• **STATED TASK**: Write each line of the material exactly as given, from the top through the line that contains "const sinMarca = [0.4, 0.8, 1.2, 40];", and omit all pictures.

# # # #

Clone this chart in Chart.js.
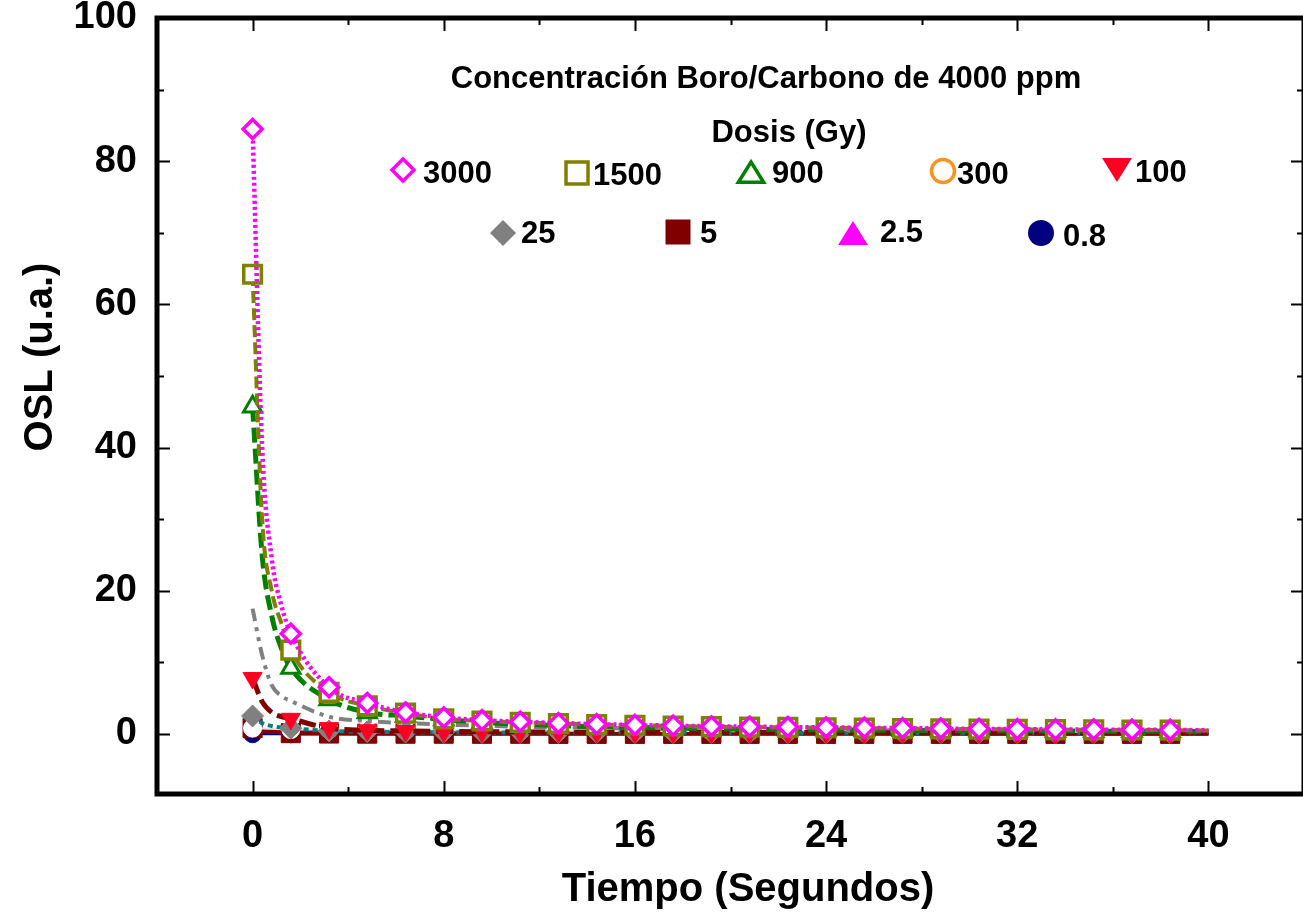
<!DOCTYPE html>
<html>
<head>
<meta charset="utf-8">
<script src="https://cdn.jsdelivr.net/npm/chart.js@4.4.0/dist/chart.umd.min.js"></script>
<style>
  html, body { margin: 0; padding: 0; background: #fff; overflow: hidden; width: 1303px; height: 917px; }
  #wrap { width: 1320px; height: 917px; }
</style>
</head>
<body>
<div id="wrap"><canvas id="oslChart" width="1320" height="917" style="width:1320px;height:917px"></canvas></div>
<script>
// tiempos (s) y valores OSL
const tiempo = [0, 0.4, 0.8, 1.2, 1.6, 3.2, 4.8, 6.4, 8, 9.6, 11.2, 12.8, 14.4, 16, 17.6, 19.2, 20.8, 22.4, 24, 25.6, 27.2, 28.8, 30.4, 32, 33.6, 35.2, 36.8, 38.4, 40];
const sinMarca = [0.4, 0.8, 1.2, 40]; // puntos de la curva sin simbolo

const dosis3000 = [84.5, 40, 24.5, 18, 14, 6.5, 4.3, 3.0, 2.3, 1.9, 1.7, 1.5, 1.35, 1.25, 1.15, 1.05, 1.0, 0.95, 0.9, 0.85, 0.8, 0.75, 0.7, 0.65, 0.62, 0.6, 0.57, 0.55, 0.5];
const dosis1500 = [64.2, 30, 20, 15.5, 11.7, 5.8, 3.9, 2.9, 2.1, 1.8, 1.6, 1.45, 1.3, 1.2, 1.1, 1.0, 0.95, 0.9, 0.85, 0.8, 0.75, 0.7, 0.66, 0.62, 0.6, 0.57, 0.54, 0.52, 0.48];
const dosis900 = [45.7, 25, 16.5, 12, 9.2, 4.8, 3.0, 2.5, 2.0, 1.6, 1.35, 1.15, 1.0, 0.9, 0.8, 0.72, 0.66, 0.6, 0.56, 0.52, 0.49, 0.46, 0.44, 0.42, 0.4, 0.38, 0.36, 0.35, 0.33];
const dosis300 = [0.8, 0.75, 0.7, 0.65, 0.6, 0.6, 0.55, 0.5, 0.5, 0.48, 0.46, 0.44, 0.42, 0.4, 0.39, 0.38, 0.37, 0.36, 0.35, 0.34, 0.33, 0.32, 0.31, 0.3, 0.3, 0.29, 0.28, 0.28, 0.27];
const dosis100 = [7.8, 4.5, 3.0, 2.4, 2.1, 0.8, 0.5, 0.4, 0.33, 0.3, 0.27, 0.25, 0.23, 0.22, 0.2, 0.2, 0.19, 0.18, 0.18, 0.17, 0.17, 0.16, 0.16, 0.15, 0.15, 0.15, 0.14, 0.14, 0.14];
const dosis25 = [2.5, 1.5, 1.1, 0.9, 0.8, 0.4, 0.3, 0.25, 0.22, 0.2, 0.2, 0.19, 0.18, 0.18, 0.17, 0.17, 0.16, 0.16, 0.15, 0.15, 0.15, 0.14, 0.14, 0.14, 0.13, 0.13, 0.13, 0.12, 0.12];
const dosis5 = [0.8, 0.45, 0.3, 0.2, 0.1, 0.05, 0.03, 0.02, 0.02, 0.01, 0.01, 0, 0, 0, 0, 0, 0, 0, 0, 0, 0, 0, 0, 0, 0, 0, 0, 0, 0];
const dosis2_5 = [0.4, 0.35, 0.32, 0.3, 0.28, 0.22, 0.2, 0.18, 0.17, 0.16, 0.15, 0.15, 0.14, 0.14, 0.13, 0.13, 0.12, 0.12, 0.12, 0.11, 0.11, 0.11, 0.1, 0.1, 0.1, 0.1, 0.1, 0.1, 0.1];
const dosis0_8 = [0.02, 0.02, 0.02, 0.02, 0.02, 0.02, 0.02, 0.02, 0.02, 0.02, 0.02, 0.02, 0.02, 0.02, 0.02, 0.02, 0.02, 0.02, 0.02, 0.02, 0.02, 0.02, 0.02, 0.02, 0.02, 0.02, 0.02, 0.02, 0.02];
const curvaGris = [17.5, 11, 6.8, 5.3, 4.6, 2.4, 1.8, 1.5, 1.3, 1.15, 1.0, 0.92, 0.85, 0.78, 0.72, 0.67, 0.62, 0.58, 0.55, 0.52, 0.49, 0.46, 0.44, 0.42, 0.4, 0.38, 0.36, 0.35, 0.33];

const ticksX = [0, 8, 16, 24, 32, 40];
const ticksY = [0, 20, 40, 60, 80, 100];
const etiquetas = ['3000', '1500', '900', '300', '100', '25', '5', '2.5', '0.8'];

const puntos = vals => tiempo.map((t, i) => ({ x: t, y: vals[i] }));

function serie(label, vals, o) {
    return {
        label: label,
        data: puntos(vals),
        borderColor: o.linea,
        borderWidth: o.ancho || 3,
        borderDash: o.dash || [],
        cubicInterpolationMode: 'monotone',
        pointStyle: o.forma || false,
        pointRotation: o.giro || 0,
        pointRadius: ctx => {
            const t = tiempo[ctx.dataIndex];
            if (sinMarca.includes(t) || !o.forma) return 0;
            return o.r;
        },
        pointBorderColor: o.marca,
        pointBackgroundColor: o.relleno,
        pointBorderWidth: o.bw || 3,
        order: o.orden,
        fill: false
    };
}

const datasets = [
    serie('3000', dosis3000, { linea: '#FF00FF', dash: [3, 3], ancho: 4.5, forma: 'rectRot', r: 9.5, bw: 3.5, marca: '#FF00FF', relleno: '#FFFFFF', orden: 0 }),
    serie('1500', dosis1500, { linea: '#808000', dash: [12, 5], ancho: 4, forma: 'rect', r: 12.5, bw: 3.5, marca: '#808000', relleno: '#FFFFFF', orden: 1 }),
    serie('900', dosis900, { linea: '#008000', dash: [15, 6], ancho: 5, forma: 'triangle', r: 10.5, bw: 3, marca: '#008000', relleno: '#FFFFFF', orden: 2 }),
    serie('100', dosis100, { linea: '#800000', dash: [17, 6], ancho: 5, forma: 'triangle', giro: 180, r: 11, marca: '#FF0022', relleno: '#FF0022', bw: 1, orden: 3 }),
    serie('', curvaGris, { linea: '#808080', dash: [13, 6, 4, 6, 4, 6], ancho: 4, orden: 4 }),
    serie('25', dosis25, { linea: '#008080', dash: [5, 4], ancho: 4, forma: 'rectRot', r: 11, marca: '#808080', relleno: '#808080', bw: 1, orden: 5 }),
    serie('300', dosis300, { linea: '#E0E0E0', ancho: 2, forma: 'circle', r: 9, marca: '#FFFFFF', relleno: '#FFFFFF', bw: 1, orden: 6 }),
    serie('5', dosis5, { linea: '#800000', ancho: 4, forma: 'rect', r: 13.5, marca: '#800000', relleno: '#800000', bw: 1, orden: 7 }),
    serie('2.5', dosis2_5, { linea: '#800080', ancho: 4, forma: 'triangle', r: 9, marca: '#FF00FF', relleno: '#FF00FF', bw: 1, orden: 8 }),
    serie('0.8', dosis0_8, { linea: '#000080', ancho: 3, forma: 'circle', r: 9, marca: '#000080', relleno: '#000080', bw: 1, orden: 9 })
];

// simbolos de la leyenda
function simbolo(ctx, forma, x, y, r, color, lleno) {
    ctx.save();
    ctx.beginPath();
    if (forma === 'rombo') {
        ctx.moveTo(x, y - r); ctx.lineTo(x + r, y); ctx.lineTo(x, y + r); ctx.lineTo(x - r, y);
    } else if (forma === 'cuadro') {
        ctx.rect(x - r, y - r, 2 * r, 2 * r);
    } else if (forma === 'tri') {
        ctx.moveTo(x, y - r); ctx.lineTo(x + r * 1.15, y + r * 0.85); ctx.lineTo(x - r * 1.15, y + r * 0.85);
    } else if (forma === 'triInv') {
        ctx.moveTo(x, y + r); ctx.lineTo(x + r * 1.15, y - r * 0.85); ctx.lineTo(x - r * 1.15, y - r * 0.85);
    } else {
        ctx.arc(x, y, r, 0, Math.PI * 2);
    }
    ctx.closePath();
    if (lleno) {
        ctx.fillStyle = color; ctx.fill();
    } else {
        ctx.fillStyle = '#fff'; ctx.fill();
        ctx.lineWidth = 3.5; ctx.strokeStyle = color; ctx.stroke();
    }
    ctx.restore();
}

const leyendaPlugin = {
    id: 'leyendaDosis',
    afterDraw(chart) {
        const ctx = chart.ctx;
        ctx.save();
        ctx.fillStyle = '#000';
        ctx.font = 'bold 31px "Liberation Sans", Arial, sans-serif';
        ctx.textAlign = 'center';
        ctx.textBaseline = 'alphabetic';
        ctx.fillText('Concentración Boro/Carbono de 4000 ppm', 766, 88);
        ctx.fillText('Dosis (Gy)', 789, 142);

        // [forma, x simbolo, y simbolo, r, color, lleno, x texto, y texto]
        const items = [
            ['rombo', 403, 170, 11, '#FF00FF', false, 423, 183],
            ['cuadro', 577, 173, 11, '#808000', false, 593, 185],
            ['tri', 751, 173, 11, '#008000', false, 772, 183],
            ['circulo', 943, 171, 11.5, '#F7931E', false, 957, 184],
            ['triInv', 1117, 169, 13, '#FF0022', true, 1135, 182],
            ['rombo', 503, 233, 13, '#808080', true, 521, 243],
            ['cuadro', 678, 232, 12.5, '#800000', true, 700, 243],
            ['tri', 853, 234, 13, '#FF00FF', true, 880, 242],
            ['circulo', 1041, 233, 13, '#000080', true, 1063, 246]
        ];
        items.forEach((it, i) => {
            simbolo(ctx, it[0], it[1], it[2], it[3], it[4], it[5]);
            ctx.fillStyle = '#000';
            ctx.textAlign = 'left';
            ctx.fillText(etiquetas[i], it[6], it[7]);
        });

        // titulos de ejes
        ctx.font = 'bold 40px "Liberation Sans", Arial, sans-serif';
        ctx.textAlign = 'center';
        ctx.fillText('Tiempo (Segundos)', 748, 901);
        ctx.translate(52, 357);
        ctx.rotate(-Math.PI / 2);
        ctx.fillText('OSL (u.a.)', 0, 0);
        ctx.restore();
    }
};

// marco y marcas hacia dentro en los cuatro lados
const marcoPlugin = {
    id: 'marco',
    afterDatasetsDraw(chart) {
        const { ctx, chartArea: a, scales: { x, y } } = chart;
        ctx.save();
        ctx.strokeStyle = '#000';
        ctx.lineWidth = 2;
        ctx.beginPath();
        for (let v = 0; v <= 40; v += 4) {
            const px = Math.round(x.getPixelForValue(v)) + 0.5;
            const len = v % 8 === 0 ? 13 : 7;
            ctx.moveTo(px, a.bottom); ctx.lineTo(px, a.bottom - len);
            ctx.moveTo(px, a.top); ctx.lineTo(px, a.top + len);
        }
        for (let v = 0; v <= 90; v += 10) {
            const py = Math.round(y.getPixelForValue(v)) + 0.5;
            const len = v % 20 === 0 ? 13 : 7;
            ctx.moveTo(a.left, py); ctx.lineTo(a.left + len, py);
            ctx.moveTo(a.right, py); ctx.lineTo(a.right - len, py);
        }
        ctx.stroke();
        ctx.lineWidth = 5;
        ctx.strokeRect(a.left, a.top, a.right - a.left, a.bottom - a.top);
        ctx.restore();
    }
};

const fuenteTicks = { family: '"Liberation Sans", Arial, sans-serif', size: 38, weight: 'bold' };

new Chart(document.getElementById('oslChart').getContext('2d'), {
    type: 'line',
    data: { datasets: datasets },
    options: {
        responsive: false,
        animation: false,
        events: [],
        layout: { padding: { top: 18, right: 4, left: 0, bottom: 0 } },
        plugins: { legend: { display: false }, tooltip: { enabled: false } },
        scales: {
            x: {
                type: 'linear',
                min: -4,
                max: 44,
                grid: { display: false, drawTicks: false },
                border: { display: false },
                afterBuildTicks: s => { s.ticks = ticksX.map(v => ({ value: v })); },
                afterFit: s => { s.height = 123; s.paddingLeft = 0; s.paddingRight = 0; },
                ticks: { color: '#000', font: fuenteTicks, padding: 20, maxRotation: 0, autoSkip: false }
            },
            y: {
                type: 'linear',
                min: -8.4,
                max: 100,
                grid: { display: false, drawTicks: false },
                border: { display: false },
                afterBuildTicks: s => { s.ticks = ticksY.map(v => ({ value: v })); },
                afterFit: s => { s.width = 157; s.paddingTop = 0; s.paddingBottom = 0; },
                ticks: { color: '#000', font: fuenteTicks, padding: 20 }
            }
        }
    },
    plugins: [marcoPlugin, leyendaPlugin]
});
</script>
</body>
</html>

# # # #

• **WRITTEN ANSWER**:
Clone this chart in Chart.js.
<!DOCTYPE html>
<html>
<head>
<meta charset="utf-8">
<script src="https://cdn.jsdelivr.net/npm/chart.js@4.4.0/dist/chart.umd.min.js"></script>
<style>
  html, body { margin: 0; padding: 0; background: #fff; overflow: hidden; width: 1303px; height: 917px; }
  #wrap { width: 1320px; height: 917px; }
</style>
</head>
<body>
<div id="wrap"><canvas id="oslChart" width="1320" height="917" style="width:1320px;height:917px"></canvas></div>
<script>
// tiempos (s) y valores OSL
const tiempo = [0, 0.4, 0.8, 1.2, 1.6, 3.2, 4.8, 6.4, 8, 9.6, 11.2, 12.8, 14.4, 16, 17.6, 19.2, 20.8, 22.4, 24, 25.6, 27.2, 28.8, 30.4, 32, 33.6, 35.2, 36.8, 38.4, 40];
const sinMarca = [0.4, 0.8, 1.2, 40]; // puntos de la curva sin simbolo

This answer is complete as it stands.